Here are two different definitions of the mother wound:
- “A matrilineal burden that manifests in women and is passed on from generation to generation” - Kelly McDaniel
- “At the macro level, the mother wound is a matrilineal wound—a burden that manifests in mothers, and is passed on from generation to generation. It’s the pain and grief that grows in a woman as she tries to explore and understand her power and potential in a society that doesn’t make room for either, forcing her to internalize the dysfunctional coping mechanisms learned by previous generations of women. The mother wound reflects the challenges a woman faces as she goes through transformations in her life in a society where the patriarchy has denied us ongoing matrilineal knowledge and structures.” - Oscar Serrallach
Your mother holds immense power over the narrative of your life. She was your first experience with acceptance + rejection, love + hate, or attention + neglect. Her actions influenced how you see the world and yourself before you were even a living, breathing human being.
But your mother is not an island and is not the only potential source of your pain. She is also a human who has been deeply impacted by the world she grew up in. She has her own wounds that she either didn’t have the resources to heal, denied, or refused to heal. Maybe you’re one of the lucky ones with a mother who has decided to work on understanding how her own upbringing and wounding have impacted her mothering.
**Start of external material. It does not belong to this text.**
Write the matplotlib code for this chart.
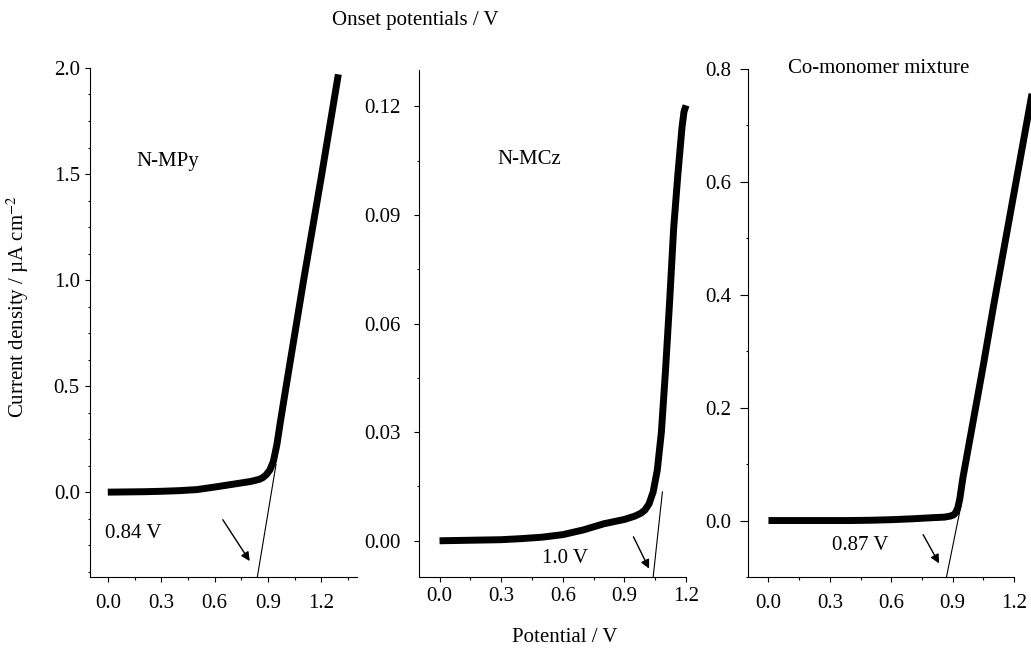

Do You Have A Mother Wound?
In the book Mothers Who Can’t Love, Susan Forward, PhD lists a series of questions to help you identify if you have a mother wound. She asks, do you:
- Wonder if your mother loves you—and feel ashamed that she may not?
- Feel responsible for the happiness of everyone but yourself?
- Believe that your mother’s needs, wants, and expectations of you are more important than your own?
- Believe that love is something you have to earn?
- Believe that no matter what you do for your mother, it won’t be enough?
- Believe that you must protect her, even from the knowledge that she’s hurting you?
- Feel guilty and believe you’re a bad person if you don’t comply with the wishes of other people, especially your mother?
- Hide the details of your life and feelings from your mother, because you know she’ll find a way to use your truths against you?
- Find yourself constantly chasing approval?
- Feel scared, guilty, and small, no matter how much you accomplish?
- Wonder if there’s something wrong with you that will keep you from being able to find a partner who loves you?
- Feel afraid to have children (if you want them) because they’ll turn out “messed up, like me”?
If you answered yes to several or all of these questions, you likely have a mother wound that needs attention.
Why You Have A Mother Wound
The mother wound is an unhealed wound that continues to be passed down through generations. Here are some reasons why mothers are wounded and then continue to pass on that wounding to their children:
- Diet culture
- Authoritarian filial piety: obedience to social obligations to one's parent, often by suppressing one's own wishes to conform to the demands of the parent
- War
- Immigration
- Cross-cultural differences when a child is being raised in a different culture than their parent and the parent expects complete loyalty to their culture
- Generational differences with the expectation that the younger generation will conform to the norms of the previous generation
- Poverty
- Racism
- Colonialism
- Emotional, physical, sexual, and verbal abuse
- Patriarchal societies/sexism and internalized misogyny
- Untreated mental illnesses
You probably experienced at least one of these things growing up, and having one of these experiences does not guarantee that you will have issues with your mother. Most daughters struggle because their mothers ignore the impact of these events, deny they were difficult or harmful, refuse to discuss them, or even blame their children for the difficulties they experienced.
I’ll give you an example:
- Child 1 grew up in poverty with a mother who worked hard and was loving towards the child. She explained that she was working to give her family a better life and validated how hard it must be for her daughter when she’s gone. She tried to give her daughter her full attention and apologized when she couldn’t.
- Child 2 grew up in poverty with a mother who worked hard to pay the bills. Every time her mother came home and her daughter said, “I missed you today, Mom,” her mother said something like, “You kids are so damn expensive. I wouldn’t have to work so hard if it wasn’t for you.” Whenever the child would ask for something, her mother would call her spoiled.
Both kids grew up in poverty, but which one is more likely to struggle with a mother wound?
The Mother Wound Can Be Healed
You can be the one to end this cycle of mistreatment in your family. It all begins with a realization that things can and should be different.